» What is required
Skip the pictures and quote all of the lines exactly.

» Dataset excerpt
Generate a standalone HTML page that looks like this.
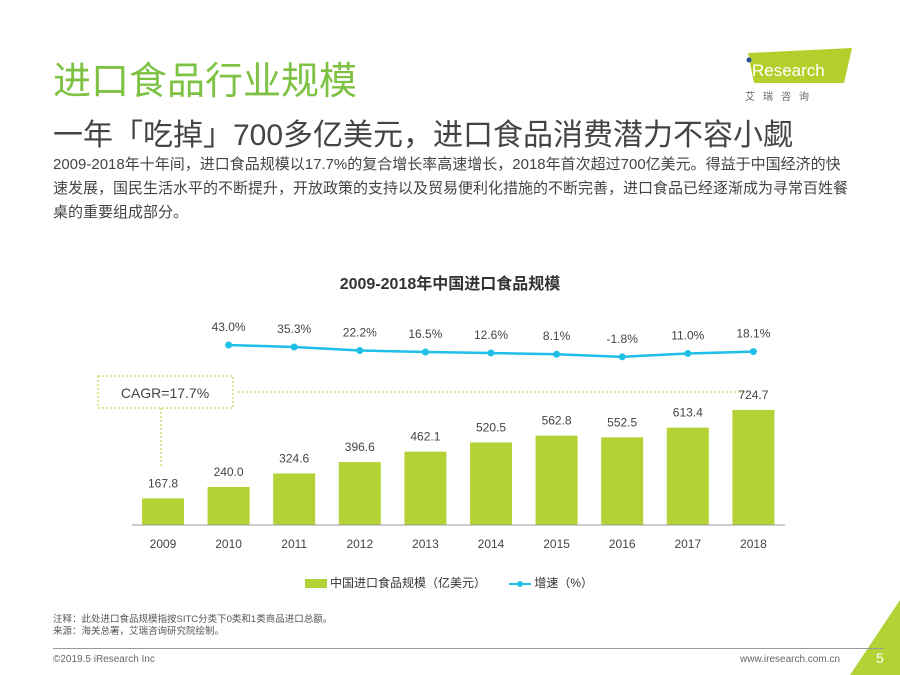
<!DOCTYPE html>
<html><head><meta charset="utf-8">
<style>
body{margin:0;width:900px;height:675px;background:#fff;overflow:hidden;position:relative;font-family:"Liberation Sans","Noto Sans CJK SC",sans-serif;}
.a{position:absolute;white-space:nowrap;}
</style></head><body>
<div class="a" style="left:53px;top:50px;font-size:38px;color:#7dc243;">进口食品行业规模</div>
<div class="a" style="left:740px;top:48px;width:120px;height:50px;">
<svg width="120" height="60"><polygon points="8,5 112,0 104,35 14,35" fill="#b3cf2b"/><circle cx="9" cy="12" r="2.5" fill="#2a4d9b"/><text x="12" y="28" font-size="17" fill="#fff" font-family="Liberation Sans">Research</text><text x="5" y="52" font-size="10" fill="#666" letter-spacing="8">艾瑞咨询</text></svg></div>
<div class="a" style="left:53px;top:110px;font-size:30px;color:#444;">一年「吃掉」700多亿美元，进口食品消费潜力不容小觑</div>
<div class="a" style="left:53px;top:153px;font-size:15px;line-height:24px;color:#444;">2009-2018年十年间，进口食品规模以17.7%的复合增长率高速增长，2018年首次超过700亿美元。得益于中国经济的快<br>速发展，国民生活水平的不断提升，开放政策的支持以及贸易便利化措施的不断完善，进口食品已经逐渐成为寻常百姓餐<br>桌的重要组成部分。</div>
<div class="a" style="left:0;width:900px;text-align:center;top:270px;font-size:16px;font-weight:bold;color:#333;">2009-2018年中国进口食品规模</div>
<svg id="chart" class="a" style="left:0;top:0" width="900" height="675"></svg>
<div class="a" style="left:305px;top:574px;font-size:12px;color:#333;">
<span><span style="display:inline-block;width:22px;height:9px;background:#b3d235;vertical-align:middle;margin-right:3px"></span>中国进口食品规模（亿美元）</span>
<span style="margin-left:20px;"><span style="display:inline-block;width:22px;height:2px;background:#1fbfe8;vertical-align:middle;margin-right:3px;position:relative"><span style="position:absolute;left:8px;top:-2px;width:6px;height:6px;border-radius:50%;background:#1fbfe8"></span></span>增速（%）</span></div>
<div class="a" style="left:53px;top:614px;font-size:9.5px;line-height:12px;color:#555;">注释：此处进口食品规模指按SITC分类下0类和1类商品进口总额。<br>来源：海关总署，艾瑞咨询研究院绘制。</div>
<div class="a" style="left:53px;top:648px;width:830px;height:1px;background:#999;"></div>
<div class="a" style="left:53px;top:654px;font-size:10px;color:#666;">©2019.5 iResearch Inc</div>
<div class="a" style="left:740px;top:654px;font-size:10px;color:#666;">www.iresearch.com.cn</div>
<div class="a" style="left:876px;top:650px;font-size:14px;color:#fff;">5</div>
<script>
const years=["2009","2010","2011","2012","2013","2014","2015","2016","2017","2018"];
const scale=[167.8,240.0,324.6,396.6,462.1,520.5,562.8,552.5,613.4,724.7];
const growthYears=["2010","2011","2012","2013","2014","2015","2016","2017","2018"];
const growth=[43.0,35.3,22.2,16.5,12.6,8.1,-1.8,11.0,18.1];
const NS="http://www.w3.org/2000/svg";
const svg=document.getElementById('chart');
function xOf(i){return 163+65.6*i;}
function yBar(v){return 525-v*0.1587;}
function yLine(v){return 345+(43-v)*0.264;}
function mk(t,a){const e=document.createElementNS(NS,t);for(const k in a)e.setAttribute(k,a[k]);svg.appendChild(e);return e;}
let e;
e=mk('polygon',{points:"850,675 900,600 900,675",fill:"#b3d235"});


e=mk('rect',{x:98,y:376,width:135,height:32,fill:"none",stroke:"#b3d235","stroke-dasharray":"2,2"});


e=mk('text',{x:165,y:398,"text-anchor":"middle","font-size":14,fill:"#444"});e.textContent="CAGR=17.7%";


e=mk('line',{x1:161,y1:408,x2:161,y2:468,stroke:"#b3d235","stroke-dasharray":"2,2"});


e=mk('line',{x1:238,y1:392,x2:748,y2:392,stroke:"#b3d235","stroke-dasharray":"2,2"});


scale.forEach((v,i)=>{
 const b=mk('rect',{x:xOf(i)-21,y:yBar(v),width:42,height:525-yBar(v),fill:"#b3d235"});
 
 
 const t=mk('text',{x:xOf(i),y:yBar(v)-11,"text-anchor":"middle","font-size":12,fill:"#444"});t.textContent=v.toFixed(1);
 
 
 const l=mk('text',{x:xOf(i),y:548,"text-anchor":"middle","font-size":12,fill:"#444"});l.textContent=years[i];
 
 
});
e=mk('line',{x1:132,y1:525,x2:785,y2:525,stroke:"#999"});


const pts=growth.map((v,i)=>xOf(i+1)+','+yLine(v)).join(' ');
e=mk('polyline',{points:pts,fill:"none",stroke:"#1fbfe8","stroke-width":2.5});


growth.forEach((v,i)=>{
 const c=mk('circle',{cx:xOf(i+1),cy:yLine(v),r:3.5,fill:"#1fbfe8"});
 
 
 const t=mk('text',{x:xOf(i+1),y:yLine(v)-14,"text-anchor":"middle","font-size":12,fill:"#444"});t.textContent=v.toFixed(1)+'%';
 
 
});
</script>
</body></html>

» Solved problem
Generate a standalone HTML page that looks like this.
<!DOCTYPE html>
<html><head><meta charset="utf-8">
<style>
body{margin:0;width:900px;height:675px;background:#fff;overflow:hidden;position:relative;font-family:"Liberation Sans","Noto Sans CJK SC",sans-serif;}
.a{position:absolute;white-space:nowrap;}
</style></head><body>
<div class="a" style="left:53px;top:50px;font-size:38px;color:#7dc243;">进口食品行业规模</div>
<div class="a" style="left:740px;top:48px;width:120px;height:50px;">
<svg width="120" height="60"><polygon points="8,5 112,0 104,35 14,35" fill="#b3cf2b"/><circle cx="9" cy="12" r="2.5" fill="#2a4d9b"/><text x="12" y="28" font-size="17" fill="#fff" font-family="Liberation Sans">Research</text><text x="5" y="52" font-size="10" fill="#666" letter-spacing="8">艾瑞咨询</text></svg></div>
<div class="a" style="left:53px;top:110px;font-size:30px;color:#444;">一年「吃掉」700多亿美元，进口食品消费潜力不容小觑</div>
<div class="a" style="left:53px;top:153px;font-size:15px;line-height:24px;color:#444;">2009-2018年十年间，进口食品规模以17.7%的复合增长率高速增长，2018年首次超过700亿美元。得益于中国经济的快<br>速发展，国民生活水平的不断提升，开放政策的支持以及贸易便利化措施的不断完善，进口食品已经逐渐成为寻常百姓餐<br>桌的重要组成部分。</div>
<div class="a" style="left:0;width:900px;text-align:center;top:270px;font-size:16px;font-weight:bold;color:#333;">2009-2018年中国进口食品规模</div>
<svg id="chart" class="a" style="left:0;top:0" width="900" height="675"></svg>
<div class="a" style="left:305px;top:574px;font-size:12px;color:#333;">
<span><span style="display:inline-block;width:22px;height:9px;background:#b3d235;vertical-align:middle;margin-right:3px"></span>中国进口食品规模（亿美元）</span>
<span style="margin-left:20px;"><span style="display:inline-block;width:22px;height:2px;background:#1fbfe8;vertical-align:middle;margin-right:3px;position:relative"><span style="position:absolute;left:8px;top:-2px;width:6px;height:6px;border-radius:50%;background:#1fbfe8"></span></span>增速（%）</span></div>
<div class="a" style="left:53px;top:614px;font-size:9.5px;line-height:12px;color:#555;">注释：此处进口食品规模指按SITC分类下0类和1类商品进口总额。<br>来源：海关总署，艾瑞咨询研究院绘制。</div>
<div class="a" style="left:53px;top:648px;width:830px;height:1px;background:#999;"></div>
<div class="a" style="left:53px;top:654px;font-size:10px;color:#666;">©2019.5 iResearch Inc</div>
<div class="a" style="left:740px;top:654px;font-size:10px;color:#666;">www.iresearch.com.cn</div>
<div class="a" style="left:876px;top:650px;font-size:14px;color:#fff;">5</div>
<script>
const years=["2009","2010","2011","2012","2013","2014","2015","2016","2017","2018"];
const scale=[167.8,240.0,324.6,396.6,462.1,520.5,562.8,552.5,613.4,724.7];
const growthYears=["2010","2011","2012","2013","2014","2015","2016","2017","2018"];
const growth=[43.0,35.3,22.2,16.5,12.6,8.1,-1.8,11.0,18.1];
const NS="http://www.w3.org/2000/svg";
const svg=document.getElementById('chart');
function xOf(i){return 163+65.6*i;}
function yBar(v){return 525-v*0.1587;}
function yLine(v){return 345+(43-v)*0.264;}
function mk(t,a){const e=document.createElementNS(NS,t);for(const k in a)e.setAttribute(k,a[k]);svg.appendChild(e);return e;}
let e;
e=mk('polygon',{points:"850,675 900,600 900,675",fill:"#b3d235"});


e=mk('rect',{x:98,y:376,width:135,height:32,fill:"none",stroke:"#b3d235","stroke-dasharray":"2,2"});


e=mk('text',{x:165,y:398,"text-anchor":"middle","font-size":14,fill:"#444"});e.textContent="CAGR=17.7%";


e=mk('line',{x1:161,y1:408,x2:161,y2:468,stroke:"#b3d235","stroke-dasharray":"2,2"});


e=mk('line',{x1:238,y1:392,x2:748,y2:392,stroke:"#b3d235","stroke-dasharray":"2,2"});


scale.forEach((v,i)=>{
 const b=mk('rect',{x:xOf(i)-21,y:yBar(v),width:42,height:525-yBar(v),fill:"#b3d235"});
 
 
 const t=mk('text',{x:xOf(i),y:yBar(v)-11,"text-anchor":"middle","font-size":12,fill:"#444"});t.textContent=v.toFixed(1);
 
 
 const l=mk('text',{x:xOf(i),y:548,"text-anchor":"middle","font-size":12,fill:"#444"});l.textContent=years[i];
 
 
});
e=mk('line',{x1:132,y1:525,x2:785,y2:525,stroke:"#999"});


const pts=growth.map((v,i)=>xOf(i+1)+','+yLine(v)).join(' ');
e=mk('polyline',{points:pts,fill:"none",stroke:"#1fbfe8","stroke-width":2.5});


growth.forEach((v,i)=>{
 const c=mk('circle',{cx:xOf(i+1),cy:yLine(v),r:3.5,fill:"#1fbfe8"});
 
 
 const t=mk('text',{x:xOf(i+1),y:yLine(v)-14,"text-anchor":"middle","font-size":12,fill:"#444"});t.textContent=v.toFixed(1)+'%';
 
 
});
</script>
</body></html>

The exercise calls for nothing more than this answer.